Short exercise: Collect every line of the records below that contains the word "this".

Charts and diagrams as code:
+-------+

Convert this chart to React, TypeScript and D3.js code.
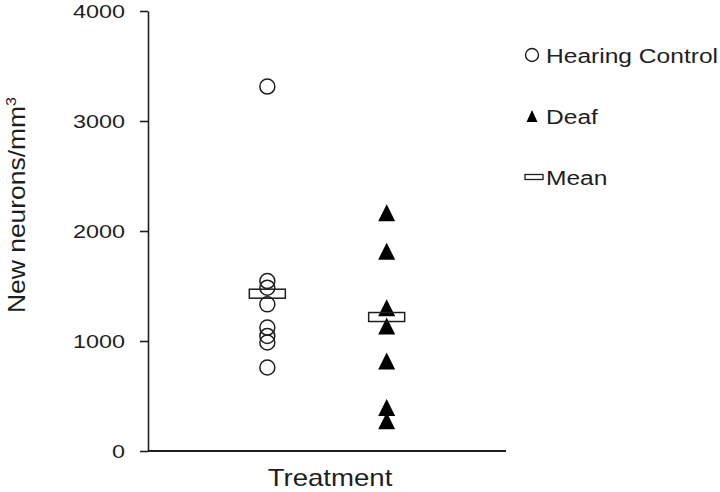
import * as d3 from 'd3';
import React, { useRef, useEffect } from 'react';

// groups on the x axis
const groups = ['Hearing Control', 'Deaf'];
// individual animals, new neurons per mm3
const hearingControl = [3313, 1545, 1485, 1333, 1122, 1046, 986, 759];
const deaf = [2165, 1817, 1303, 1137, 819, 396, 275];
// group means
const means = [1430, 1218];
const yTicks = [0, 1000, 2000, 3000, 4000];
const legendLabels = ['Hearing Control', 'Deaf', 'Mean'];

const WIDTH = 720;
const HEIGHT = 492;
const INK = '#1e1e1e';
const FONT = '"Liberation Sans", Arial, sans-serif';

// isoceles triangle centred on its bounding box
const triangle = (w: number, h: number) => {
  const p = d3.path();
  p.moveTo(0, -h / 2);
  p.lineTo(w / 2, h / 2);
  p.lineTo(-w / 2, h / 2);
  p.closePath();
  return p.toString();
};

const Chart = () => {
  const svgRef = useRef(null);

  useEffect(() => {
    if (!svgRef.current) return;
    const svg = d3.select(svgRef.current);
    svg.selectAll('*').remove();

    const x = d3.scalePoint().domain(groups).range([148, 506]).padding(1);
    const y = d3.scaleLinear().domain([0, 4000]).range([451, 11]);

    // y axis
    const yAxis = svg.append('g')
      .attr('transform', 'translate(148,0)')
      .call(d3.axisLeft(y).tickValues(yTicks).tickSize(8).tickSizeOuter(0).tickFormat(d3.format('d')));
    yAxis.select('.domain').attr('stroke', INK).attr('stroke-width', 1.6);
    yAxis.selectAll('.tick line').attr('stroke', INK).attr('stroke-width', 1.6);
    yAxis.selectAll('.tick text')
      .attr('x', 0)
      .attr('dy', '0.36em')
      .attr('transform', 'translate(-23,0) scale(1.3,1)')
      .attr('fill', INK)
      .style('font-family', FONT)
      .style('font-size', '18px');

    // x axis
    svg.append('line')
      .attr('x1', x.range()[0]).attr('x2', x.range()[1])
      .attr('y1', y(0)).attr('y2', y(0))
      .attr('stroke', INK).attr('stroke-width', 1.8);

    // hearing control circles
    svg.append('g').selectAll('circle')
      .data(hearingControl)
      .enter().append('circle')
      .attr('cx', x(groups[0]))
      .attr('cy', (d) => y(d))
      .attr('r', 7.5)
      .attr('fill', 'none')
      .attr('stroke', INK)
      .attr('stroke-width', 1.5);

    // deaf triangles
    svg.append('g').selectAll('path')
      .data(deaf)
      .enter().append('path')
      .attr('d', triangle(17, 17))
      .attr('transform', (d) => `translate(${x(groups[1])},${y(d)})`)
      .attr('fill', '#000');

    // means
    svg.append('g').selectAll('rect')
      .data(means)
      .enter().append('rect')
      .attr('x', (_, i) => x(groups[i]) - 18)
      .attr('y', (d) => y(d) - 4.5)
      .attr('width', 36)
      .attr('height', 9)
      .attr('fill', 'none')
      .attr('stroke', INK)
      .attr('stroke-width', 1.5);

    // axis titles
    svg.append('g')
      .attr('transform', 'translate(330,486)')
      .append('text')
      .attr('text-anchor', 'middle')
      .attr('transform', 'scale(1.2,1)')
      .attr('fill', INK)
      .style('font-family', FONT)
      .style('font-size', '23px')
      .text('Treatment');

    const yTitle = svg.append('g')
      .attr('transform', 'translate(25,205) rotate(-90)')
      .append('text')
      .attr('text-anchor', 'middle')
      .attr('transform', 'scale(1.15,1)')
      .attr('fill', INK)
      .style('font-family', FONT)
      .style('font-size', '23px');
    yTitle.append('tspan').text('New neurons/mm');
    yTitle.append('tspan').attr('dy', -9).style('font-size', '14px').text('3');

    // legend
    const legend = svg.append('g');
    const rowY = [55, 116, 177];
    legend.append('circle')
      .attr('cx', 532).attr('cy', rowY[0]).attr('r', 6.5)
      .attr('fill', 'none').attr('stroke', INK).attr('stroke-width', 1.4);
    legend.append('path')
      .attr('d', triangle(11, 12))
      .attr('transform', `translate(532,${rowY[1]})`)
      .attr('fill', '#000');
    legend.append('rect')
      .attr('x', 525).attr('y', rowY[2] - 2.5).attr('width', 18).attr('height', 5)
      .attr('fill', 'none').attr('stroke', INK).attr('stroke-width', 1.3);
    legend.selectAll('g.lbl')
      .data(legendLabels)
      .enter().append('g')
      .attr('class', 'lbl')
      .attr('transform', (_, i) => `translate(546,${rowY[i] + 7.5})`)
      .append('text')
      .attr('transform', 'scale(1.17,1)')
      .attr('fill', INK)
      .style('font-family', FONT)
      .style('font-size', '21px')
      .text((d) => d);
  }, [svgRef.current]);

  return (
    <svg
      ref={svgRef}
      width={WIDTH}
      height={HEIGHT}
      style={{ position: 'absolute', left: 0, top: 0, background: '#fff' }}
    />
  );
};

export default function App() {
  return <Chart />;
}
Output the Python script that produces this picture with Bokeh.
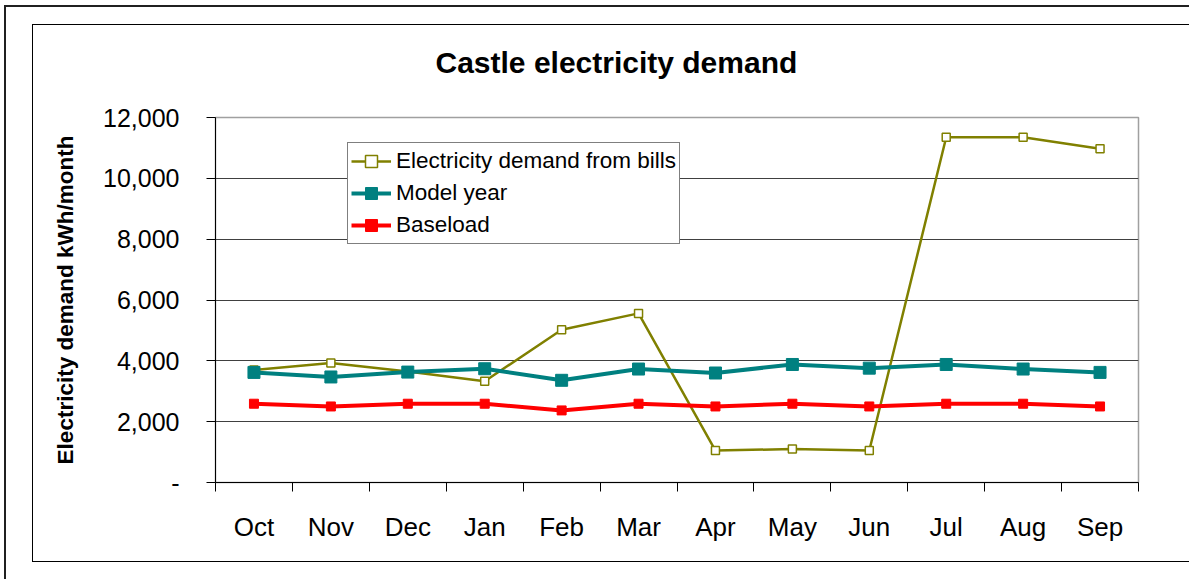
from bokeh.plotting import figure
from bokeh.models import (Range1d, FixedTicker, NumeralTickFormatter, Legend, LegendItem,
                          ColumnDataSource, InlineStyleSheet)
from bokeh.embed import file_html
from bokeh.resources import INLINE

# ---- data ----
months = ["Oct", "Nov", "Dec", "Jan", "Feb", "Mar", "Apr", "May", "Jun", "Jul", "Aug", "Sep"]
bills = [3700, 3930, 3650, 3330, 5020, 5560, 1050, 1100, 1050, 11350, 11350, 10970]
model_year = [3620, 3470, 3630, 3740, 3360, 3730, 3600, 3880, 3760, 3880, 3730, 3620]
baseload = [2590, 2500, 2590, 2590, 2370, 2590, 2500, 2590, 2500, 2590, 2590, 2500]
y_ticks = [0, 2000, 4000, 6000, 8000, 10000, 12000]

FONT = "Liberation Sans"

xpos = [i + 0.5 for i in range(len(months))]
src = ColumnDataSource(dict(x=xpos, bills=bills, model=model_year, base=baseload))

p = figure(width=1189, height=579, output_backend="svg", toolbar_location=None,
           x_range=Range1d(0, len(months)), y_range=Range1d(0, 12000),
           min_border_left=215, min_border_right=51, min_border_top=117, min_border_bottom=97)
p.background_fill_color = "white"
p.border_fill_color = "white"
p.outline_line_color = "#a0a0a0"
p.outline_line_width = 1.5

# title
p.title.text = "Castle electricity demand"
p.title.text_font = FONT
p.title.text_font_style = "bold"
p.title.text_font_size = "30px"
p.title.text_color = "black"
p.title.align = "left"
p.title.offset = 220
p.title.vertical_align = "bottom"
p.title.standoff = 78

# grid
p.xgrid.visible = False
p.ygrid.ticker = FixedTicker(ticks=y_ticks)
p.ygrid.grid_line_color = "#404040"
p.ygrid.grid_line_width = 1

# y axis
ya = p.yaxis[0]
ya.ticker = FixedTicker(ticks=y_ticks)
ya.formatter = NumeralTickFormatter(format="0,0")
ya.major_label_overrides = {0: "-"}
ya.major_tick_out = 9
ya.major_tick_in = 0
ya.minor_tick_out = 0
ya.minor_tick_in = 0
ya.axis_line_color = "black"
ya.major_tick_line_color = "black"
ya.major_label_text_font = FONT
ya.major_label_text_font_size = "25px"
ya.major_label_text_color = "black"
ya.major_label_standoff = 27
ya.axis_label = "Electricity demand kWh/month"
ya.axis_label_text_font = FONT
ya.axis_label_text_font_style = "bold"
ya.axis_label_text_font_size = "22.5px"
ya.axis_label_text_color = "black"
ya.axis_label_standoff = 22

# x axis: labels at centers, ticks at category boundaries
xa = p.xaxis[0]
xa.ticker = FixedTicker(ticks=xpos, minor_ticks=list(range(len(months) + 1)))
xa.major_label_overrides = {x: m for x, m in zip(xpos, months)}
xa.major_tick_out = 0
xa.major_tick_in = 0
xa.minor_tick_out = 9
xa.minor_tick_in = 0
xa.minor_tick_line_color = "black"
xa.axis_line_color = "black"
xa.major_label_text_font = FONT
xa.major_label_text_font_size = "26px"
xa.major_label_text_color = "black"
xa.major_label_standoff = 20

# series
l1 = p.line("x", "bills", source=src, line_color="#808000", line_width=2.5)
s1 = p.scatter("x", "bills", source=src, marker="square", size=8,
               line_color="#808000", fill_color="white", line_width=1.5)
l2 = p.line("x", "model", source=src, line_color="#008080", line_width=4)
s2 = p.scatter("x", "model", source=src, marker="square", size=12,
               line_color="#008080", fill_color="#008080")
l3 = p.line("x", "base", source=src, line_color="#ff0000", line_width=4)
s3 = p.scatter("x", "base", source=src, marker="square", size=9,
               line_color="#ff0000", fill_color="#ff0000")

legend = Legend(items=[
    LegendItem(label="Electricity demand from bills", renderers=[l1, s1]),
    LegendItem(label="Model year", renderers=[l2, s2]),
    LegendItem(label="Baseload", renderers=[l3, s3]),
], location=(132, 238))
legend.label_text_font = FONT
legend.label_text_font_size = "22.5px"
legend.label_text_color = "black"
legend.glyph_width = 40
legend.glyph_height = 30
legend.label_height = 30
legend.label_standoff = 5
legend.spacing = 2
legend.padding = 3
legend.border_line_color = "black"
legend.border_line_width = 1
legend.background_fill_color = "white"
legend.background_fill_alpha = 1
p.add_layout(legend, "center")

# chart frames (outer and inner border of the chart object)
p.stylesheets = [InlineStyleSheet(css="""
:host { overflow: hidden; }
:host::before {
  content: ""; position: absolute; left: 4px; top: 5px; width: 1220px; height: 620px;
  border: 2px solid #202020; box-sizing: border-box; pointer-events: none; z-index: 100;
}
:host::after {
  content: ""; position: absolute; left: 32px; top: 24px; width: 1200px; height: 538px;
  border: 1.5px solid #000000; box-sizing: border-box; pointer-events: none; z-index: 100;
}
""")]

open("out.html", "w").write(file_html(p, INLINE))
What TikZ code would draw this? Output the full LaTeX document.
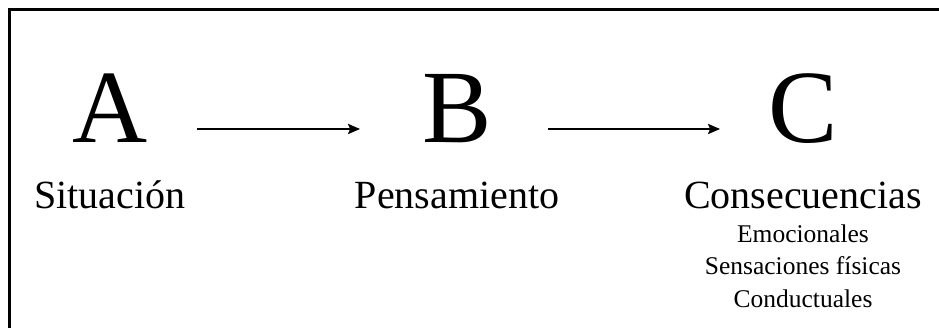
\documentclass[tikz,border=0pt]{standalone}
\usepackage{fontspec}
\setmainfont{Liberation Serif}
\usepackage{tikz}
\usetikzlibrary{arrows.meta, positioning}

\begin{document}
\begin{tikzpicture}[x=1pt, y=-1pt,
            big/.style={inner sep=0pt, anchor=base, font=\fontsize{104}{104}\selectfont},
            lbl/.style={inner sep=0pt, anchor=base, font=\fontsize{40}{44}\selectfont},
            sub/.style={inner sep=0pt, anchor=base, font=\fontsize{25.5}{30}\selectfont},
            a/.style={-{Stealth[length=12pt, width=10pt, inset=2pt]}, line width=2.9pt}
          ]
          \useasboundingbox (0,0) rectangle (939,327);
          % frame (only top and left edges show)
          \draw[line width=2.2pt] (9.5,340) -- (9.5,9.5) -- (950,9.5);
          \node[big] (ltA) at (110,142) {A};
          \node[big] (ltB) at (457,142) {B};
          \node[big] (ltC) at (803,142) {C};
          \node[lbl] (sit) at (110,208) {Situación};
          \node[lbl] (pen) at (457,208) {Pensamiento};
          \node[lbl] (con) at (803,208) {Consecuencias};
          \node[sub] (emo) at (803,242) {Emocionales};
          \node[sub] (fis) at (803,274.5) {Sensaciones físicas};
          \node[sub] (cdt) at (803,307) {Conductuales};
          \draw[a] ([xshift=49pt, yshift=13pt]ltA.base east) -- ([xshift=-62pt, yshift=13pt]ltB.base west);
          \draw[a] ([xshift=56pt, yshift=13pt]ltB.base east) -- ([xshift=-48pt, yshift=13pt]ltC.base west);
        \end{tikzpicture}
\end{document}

+-------+

Full output:
Convert this chart to React, TypeScript and D3.js code.
Output the Python script that produces this picture with Bokeh.
What TikZ code would draw this? Output the full LaTeX document.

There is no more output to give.